The Leot (lee-ott) [parvum pardus] also known as the miniature panther.
Scientific Name: Parvum Pardus
Common Name: Leot
Other Names: Miniature Panther
The Leot is the smallest wildcat that is part of the big cat family. The Leot weighs on average, 8 to 15 pounds. In length the Leot is 50 to 75 centimeters with an added 30 to 40 centimeters in tail length. The Leot’s fur comes in black to dark brown, and there is the albino recessive gene that occurs in approximately 5% in all Leot’s, which results in a white Leot. The fur is longer and thicker then most big cats, so to keep it warm as it has proportionally less body fat compared to other big cats.

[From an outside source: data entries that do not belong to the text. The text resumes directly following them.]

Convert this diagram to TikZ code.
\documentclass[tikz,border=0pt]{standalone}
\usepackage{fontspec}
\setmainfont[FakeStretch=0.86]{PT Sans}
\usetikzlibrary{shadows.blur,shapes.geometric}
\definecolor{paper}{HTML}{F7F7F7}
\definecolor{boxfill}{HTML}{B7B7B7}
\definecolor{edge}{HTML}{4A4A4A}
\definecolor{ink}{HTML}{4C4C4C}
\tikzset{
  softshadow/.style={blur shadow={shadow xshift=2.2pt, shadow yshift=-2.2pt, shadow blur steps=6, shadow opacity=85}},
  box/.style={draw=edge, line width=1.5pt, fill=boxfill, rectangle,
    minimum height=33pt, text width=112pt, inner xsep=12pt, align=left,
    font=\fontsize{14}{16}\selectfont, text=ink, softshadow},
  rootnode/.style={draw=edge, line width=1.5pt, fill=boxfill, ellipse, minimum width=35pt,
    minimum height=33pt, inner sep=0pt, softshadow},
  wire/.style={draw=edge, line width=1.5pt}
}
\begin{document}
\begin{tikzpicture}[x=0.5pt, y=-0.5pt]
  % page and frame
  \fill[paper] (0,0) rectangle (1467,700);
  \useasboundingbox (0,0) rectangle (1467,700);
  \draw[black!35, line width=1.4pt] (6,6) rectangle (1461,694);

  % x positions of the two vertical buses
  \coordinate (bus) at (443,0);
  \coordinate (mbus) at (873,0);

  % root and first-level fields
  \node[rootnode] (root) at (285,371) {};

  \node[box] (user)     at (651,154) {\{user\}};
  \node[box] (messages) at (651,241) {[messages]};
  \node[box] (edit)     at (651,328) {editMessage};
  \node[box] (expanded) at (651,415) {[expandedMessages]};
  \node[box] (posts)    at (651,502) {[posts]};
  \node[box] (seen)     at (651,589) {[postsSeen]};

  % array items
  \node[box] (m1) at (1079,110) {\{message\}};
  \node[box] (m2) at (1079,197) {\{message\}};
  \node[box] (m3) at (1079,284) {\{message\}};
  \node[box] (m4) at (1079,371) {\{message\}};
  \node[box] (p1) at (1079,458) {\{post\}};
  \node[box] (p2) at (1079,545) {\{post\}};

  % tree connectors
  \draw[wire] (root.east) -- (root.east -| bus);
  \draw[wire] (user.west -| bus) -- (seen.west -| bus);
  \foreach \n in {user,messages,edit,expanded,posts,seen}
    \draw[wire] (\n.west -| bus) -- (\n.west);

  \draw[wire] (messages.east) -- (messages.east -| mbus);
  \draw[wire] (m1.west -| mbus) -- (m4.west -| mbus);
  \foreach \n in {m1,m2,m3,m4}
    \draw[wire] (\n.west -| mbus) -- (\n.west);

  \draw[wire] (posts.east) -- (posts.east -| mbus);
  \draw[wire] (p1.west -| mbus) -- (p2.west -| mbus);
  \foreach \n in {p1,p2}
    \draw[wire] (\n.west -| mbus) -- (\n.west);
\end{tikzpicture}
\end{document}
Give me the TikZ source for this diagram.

The face of the Leot has a sloped profile with large brown or hazel eyes. The rounded ears and padded paws of the Leot are proportionally large to the body and skull of the Leot.
The Leot is a solitary animal that will avoid contact with other medium to large animals. The territory of a single Leot male and female can range from 1 to 6 miles. The Leot will share its territory during the mating season however, the female will return to her territory shortly after mating. The reproduction cycle lasts 3 months and the female will raise her cub until it is mature at 1 year old. The Leot’s will only mate once the female’s cub has matured. As a carnivore, the Leot has a nondiscrimination taste for small rodents, insects, and will also scavenge.
Since the Leot is a solitary animal and reproduces once a year, the distribution this animal is getting smaller. There are only 40 to 50 known Leot’s left in the wild. The destruction of their habitat, along with hunting them for their fur, has made the Leot a highly endangered animal.